In the aftermath of the Duterte arrest

The arrest and March 11 handover of former president Rodrigo Duterte to the International Criminal Court (ICC) is a defining moment for the Philippines. To make sense of what may come next, we must look beyond the spectacle and examine the deeper fault lines in our political system.
At the heart of this crisis is a basic truth: Filipino society remains dominated by kinship, not citizenship. Family networks still shape our institutions—from the courts to Congress to Malacañang. Political dynasties continue to treat the state as an extension of their private interests, hollowing out the legal system and reducing democratic participation to little more than a ritual.
This was laid bare during the recent Senate inquiry into Duterte’s transfer to ICC custody. The hearing was led by Sen. Imee Marcos, who has, for reasons of her own, publicly aligned herself with the Duterte family—setting her at odds with her own brother, President Ferdinand Marcos Jr., and their cousin, House Speaker Martin Romualdez.
In a scripted opening statement, Senator Marcos asked, “If your brother is being accused, would you hand him over to others?” She then claimed that Duterte’s arrest amounted to slavery, not justice, because it involved a foreign court. The message was unmistakable: family loyalty trumps state and legal responsibility.
Her colleague, Sen. Jinggoy Estrada—son of former president Joseph Estrada—echoed the point. He criticized the decision to bar Vice President Sara Duterte from visiting her father while he was held at Villamor Airbase. For both senators, the real issue was not due process or international law, but the perceived insult to a powerful political family.
This is the narrative Duterte loyalists are pushing: that his arrest is not about accountability but about a power struggle between two political clans—the Marcoses and the Dutertes. In this version, the ICC is merely a tool the Marcoses have cleverly used to eliminate a rival.
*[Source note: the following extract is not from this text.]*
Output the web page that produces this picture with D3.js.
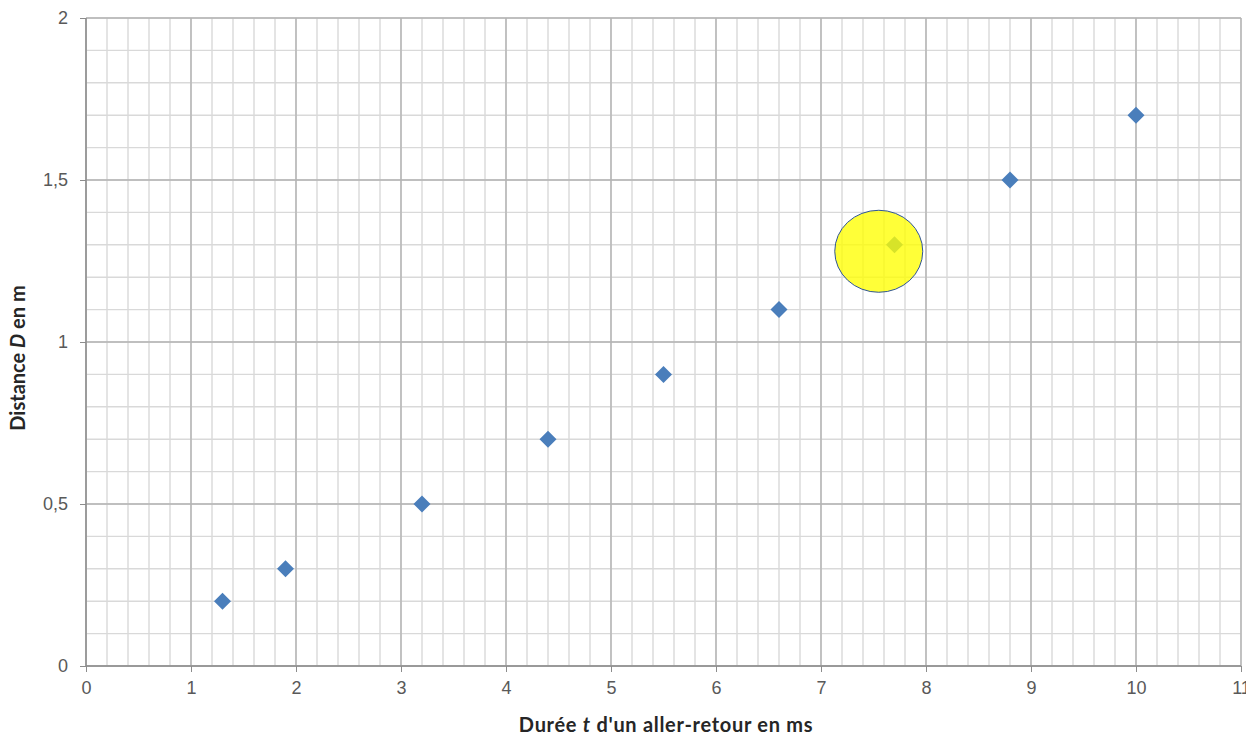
<!DOCTYPE html>
<html>
<head>
<meta charset="utf-8">
<script src="https://cdn.jsdelivr.net/npm/d3@7"></script>
<style>
  body { margin: 0; background: #fff; overflow: hidden; }
  svg { display: block; font-family: Lato, "Open Sans", sans-serif; }
  .tick text { fill: #595959; font-size: 18px; }
  .axis-title { font-weight: bold; font-size: 20px; fill: #262626; }
</style>
</head>
<body>
<svg id="chart" width="1246" height="736"></svg>
<script>
// measured values: round trip duration t (ms) vs distance D (m)
const durations = [1.3, 1.9, 3.2, 4.4, 5.5, 6.6, 7.7, 8.8, 10];
const distances = [0.2, 0.3, 0.5, 0.7, 0.9, 1.1, 1.3, 1.5, 1.7];
const xTicks = [0, 1, 2, 3, 4, 5, 6, 7, 8, 9, 10, 11];
const yTicks = [0, 0.5, 1, 1.5, 2];
// highlighted point circle (centre in data units)
const highlight = [{ t: 7.55, d: 1.28 }];

const svg = d3.select("#chart");
const margin = { left: 86, top: 18, right: 5, bottom: 70 };
const width = 1241 - margin.left;
const height = 666 - margin.top;

const x = d3.scaleLinear().domain([0, 11]).range([margin.left, margin.left + width]);
const y = d3.scaleLinear().domain([0, 2]).range([margin.top + height, margin.top]);

const g = svg.append("g");

// minor grid
const xMinor = d3.range(0, 11.0001, 0.2).map((v) => +v.toFixed(1));
const yMinor = d3.range(0, 2.0001, 0.1).map((v) => +v.toFixed(1));

g.append("g").selectAll("line")
  .data(xMinor)
  .join("line")
  .attr("x1", (d) => x(d)).attr("x2", (d) => x(d))
  .attr("y1", y(0)).attr("y2", y(2))
  .attr("stroke", "#d9d9d9").attr("stroke-width", 1.4);

g.append("g").selectAll("line")
  .data(yMinor)
  .join("line")
  .attr("y1", (d) => y(d)).attr("y2", (d) => y(d))
  .attr("x1", x(0)).attr("x2", x(11))
  .attr("stroke", "#d9d9d9").attr("stroke-width", 1.4);

// major grid
g.append("g").selectAll("line")
  .data(xTicks)
  .join("line")
  .attr("x1", (d) => x(d)).attr("x2", (d) => x(d))
  .attr("y1", y(0)).attr("y2", y(2))
  .attr("stroke", "#b3b3b3").attr("stroke-width", 1.4);

g.append("g").selectAll("line")
  .data(yTicks)
  .join("line")
  .attr("y1", (d) => y(d)).attr("y2", (d) => y(d))
  .attr("x1", x(0)).attr("x2", x(11))
  .attr("stroke", "#b3b3b3").attr("stroke-width", 1.4);

// axes
const fmt = (v) => String(v).replace(".", ",");

const xAxis = svg.append("g")
  .attr("transform", `translate(0,${y(0)})`)
  .call(d3.axisBottom(x).tickValues(xTicks).tickFormat(fmt).tickSize(6).tickPadding(9));
xAxis.select(".domain").attr("stroke", "#8c8c8c").attr("stroke-width", 1.4).attr("d", `M${x(0)},0H${x(11)}`);
xAxis.selectAll(".tick line").attr("stroke", "#8c8c8c");

const yAxis = svg.append("g")
  .attr("transform", `translate(${x(0)},0)`)
  .call(d3.axisLeft(y).tickValues(yTicks).tickFormat(fmt).tickSize(6).tickPadding(12));
yAxis.select(".domain").attr("stroke", "#8c8c8c").attr("stroke-width", 1.4).attr("d", `M0,${y(0)}V${y(2)}`);
yAxis.selectAll(".tick line").attr("stroke", "#8c8c8c");

// points
const diamond = d3.symbol().type(d3.symbolDiamond2).size(185);
svg.append("g").selectAll("path")
  .data(durations.map((t, i) => ({ t, d: distances[i] })))
  .join("path")
  .attr("d", diamond)
  .attr("transform", (p) => `translate(${x(p.t)},${y(p.d)})`)
  .attr("fill", "#4a7ebb");

// yellow highlight
svg.append("g").selectAll("ellipse")
  .data(highlight)
  .join("ellipse")
  .attr("cx", (p) => x(p.t))
  .attr("cy", (p) => y(p.d))
  .attr("rx", 44)
  .attr("ry", 41)
  .attr("fill", "rgba(255,255,0,0.78)")
  .attr("stroke", "#2f5597")
  .attr("stroke-width", 1);

// titles
const xt = svg.append("text")
  .attr("class", "axis-title")
  .attr("x", 666).attr("y", 732)
  .attr("text-anchor", "middle")
  .attr("letter-spacing", "0.7px");
xt.append("tspan").text("Durée ");
xt.append("tspan").attr("font-style", "italic").text("t");
xt.append("tspan").text(" d'un aller-retour en ms");

const yt = svg.append("text")
  .attr("class", "axis-title")
  .attr("transform", "translate(25,358) rotate(-90)")
  .attr("text-anchor", "middle");
yt.append("tspan").text("Distance ");
yt.append("tspan").attr("font-style", "italic").text("D");
yt.append("tspan").text(" en m");
</script>
</body>
</html>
The government panel at that hearing, for its part, responded with a different argument—one rooted in legality and international obligation. Justice Secretary Jesus Crispin Remulla led a capable team that calmly defended the constitutionality of the arrest and the validity of the ICC warrant of arrest. He explained that the Philippines, by signing and ratifying the Rome Statute in 2011, accepted the jurisdiction of the ICC over certain crimes. Although Duterte announced a withdrawal in 2018, the treaty obligations remained valid until the withdrawal took legal effect in 2019. But, more crucially, the Supreme Court ruled in 2021 that the ICC still has jurisdiction over alleged crimes committed while the Philippines was a member.
Beyond international treaties, Philippine domestic law itself (specifically Republic Act No. 9851, passed in 2009) affirms the country’s commitment to international justice. That law permits the surrender or extradition of individuals to international courts when warranted. These are not vague principles; they are binding commitments.
But, for all its clarity, the government’s legal argument lacks the emotional force of the Duterte camp’s appeal to loyalty and wounded pride. This is what makes the situation dangerous. The law’s authority will always be weak in a society where family status remains the principal source of power and legitimacy.
Yet this could be a turning point.
By allowing Duterte’s transfer, the Marcos administration has implicitly admitted what many have long known: that our own justice system failed to hold Duterte accountable for the thousands of killings during his brutal drug war. Remulla’s acknowledgement of the ICC as a “court of last resort” for the families of victims of the drug war is a quiet but radical shift. He recognized that our institutions indeed failed, and clearly had no intention, to deliver justice on their own.
This recognition must not stop at words. If the government is serious about upholding the rule of law, it must now confront the system that allowed Duterte’s abuses to happen—and which continues to protect the powerful. That means not only cooperating with the ICC but rebuilding our courts, police, and prosecutorial systems to serve the public rather than political families.
Duterte’s arrest is not the end of a battle; it’s the beginning of a reckoning. The question is no longer whether family power will challenge the law. It’s whether we are finally ready to build a social order where the law stands majestically above families.